AI Speeds Up Search for Safer Electric Car Batteries
Scientists are using smart AI systems to fast-track the development of solid-state batteries that could make electric vehicles safer and more reliable. These AI agents are cutting years off the discovery process by coordinating complex research tasks automatically.
The batteries powering tomorrow's electric cars just got a major boost from an unlikely research partner: artificial intelligence that can think for itself.
Scientists at Tohoku University in Japan have shown how AI agents are revolutionizing the search for solid electrolytes, the key ingredient in next-generation batteries. Unlike today's lithium-ion batteries that use flammable liquids, solid-state batteries rely on solid materials to move energy around, making them safer and more powerful.
The challenge has always been finding the right solid material. It needs to conduct electricity well, stay stable over time, and work smoothly with other battery parts. For decades, researchers have tested materials one by one in a slow, expensive process.
Now AI agents are changing the game. These aren't just simple computer programs that predict one thing at a time. They're sophisticated systems that can analyze data, run simulations, plan experiments, and learn from results all on their own.
"AI agents allow us to move from isolated predictions to coordinated, multi-step research strategies that evolve as new information becomes available," says Eric Jianfeng Cheng, who led the research at Tohoku's Advanced Institute for Materials Research. The AI systems work in continuous loops, testing theories and updating their approach based on what they discover.
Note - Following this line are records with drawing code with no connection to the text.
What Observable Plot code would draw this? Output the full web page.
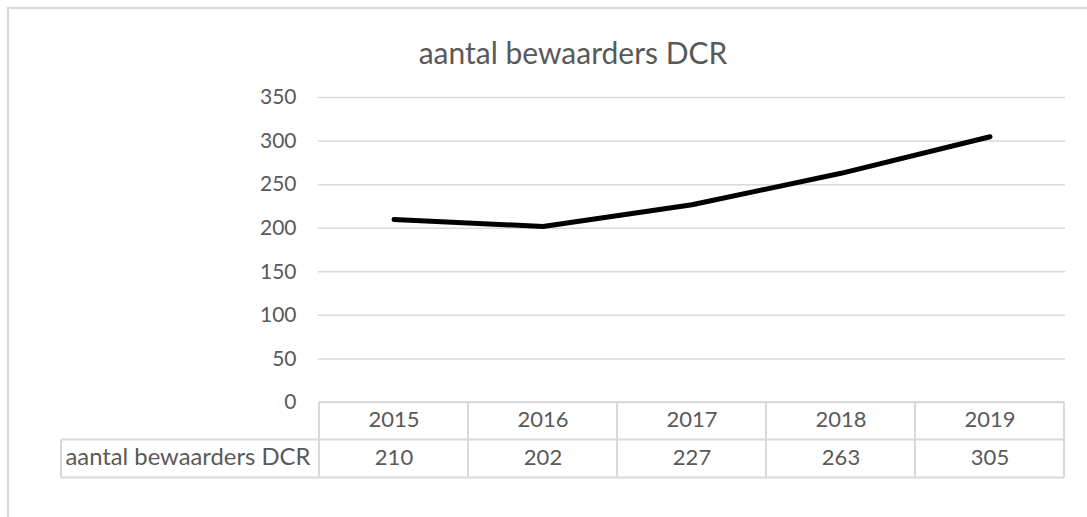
<!DOCTYPE html>
<html>
<head>
<meta charset="utf-8">
<script src="https://cdn.jsdelivr.net/npm/d3@7"></script>
<script src="https://cdn.jsdelivr.net/npm/@observablehq/plot@0.6"></script>
<style>
  html, body { margin: 0; padding: 0; background: #fff; overflow: hidden; }
  #wrap { position: relative; width: 1087px; height: 517px; overflow: hidden; }
  #border { position: absolute; left: 7px; top: 7px; width: 1200px; height: 600px; border: 2px solid #d9d9d9; box-sizing: border-box; }
  #chart { position: absolute; left: 0; top: 0; }
</style>
</head>
<body>
<div id="wrap">
  <div id="border"></div>
  <div id="chart"></div>
</div>
<script>
const title = "aantal bewaarders DCR";
const seriesName = "aantal bewaarders DCR";
const years = ["2015", "2016", "2017", "2018", "2019"];
const values = [210, 202, 227, 263, 305];
const yTicks = [0, 50, 100, 150, 200, 250, 300, 350];

const data = years.map((year, i) => ({year, value: values[i]}));

const textColor = "#595959";
const gridColor = "#d9d9d9";
const font = "Lato, 'Open Sans', sans-serif";

const plot = Plot.plot({
  width: 1087,
  height: 517,
  marginLeft: 318,
  marginRight: 22,
  marginTop: 97,
  marginBottom: 115,
  x: {type: "band", domain: years, padding: 0, axis: null},
  y: {domain: [0, 350], axis: null},
  style: {fontFamily: font, color: textColor, background: "transparent", overflow: "visible"},
  marks: [
    Plot.gridY(yTicks, {stroke: gridColor, strokeOpacity: 1, strokeWidth: 1.5}),
    Plot.axisY(yTicks, {label: null, tickSize: 0, tickPadding: 22, fontSize: 21, fill: textColor, tickFormat: d => String(d)}),
    Plot.line(data, {x: "year", y: "value", stroke: "#000", strokeWidth: 5, strokeLinecap: "round", strokeLinejoin: "round"}),
    Plot.text(data, {x: "year", text: "year", frameAnchor: "bottom", dy: 24, fontSize: 22, fill: textColor}),
    Plot.text(data, {x: "year", text: d => String(d.value), frameAnchor: "bottom", dy: 62, fontSize: 22, fill: textColor}),
    Plot.text([seriesName], {text: d => d, frameAnchor: "bottom-left", dx: -253, dy: 62, textAnchor: "start", fontSize: 23.8, fill: textColor}),
    Plot.text([title], {text: d => d, frameAnchor: "top", dx: -119, dy: -55, fontSize: 30, fill: textColor})
  ]
});

document.getElementById("chart").appendChild(plot);

// data-table borders, placed with the plot's own scales
const xs = plot.scale("x");
const ys = plot.scale("y");
const bw = xs.bandwidth;
const left = xs.apply(years[0]);
const right = xs.apply(years[years.length - 1]) + bw;
const y0 = ys.apply(0);
const row1 = y0 + 37.5;
const row2 = y0 + 75.5;
const labelLeft = 61;

const g = d3.select(plot).append("g")
  .attr("stroke", gridColor).attr("stroke-width", 2).attr("fill", "none");
const seg = (x1, y1, x2, y2) => g.append("line").attr("x1", x1).attr("y1", y1).attr("x2", x2).attr("y2", y2);
seg(left, y0, right, y0);
seg(labelLeft, row1, right, row1);
seg(labelLeft, row2, right, row2);
seg(labelLeft, row1, labelLeft, row2);
years.forEach(y => seg(xs.apply(y), y0, xs.apply(y), row2));
seg(right, y0, right, row2);
</script>
</body>
</html>
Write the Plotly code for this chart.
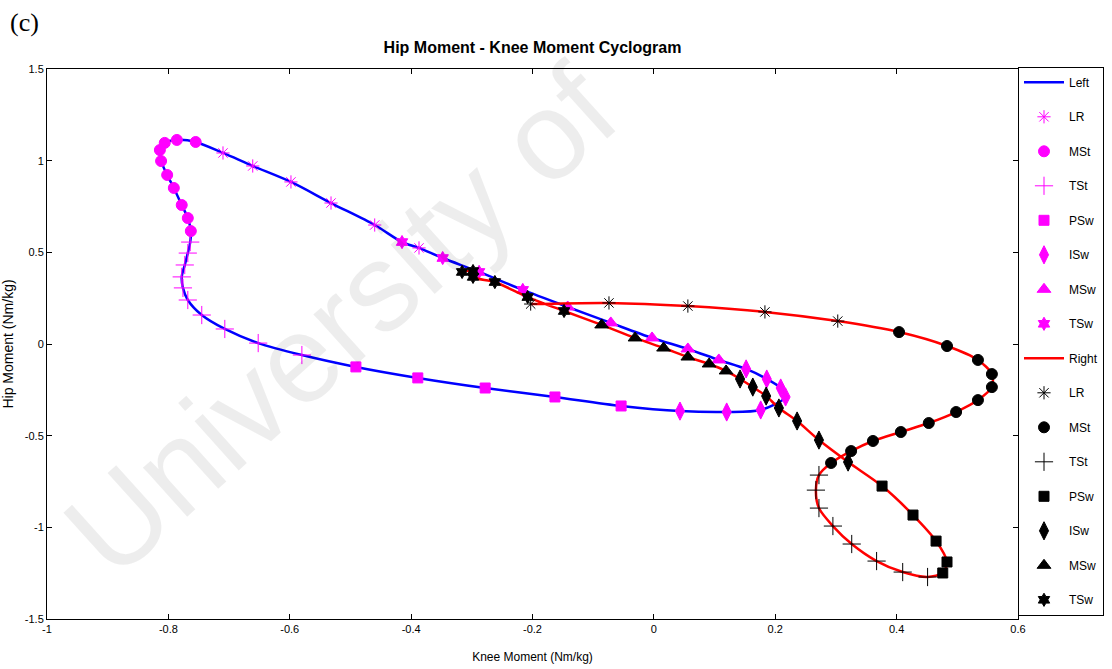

The technology has already proven itself across different types of solid electrolytes, including sulfide, oxide, and halide-based materials. By rapidly evaluating thousands of candidates, AI helps researchers focus their lab work on the most promising options instead of wasting time on dead ends.
The AI also tackles problems that are nearly impossible to study in real laboratories. Issues like lithium dendrite growth, tiny metal structures that can short-circuit batteries, can be explored through computer simulations. When paired with AI analysis, these virtual experiments reveal why batteries fail and how to prevent it.
The Ripple Effect
The impact reaches far beyond laboratory walls. Faster battery development means electric vehicles could become more affordable and safer sooner. Better energy storage systems could make renewable power from solar and wind more reliable, accelerating the shift away from fossil fuels.
The technology could also democratize scientific discovery. Smaller research teams without massive budgets could use AI agents to compete with well-funded laboratories, spreading innovation across more institutions and countries.
Cheng's team is already building specialized AI agents designed specifically for battery research. These next-generation systems will make their own decisions about which experiments to run and which materials to test, creating self-directed discovery loops that work around the clock.
The future of safer, more powerful batteries is arriving faster than anyone expected, thanks to AI partners that never sleep.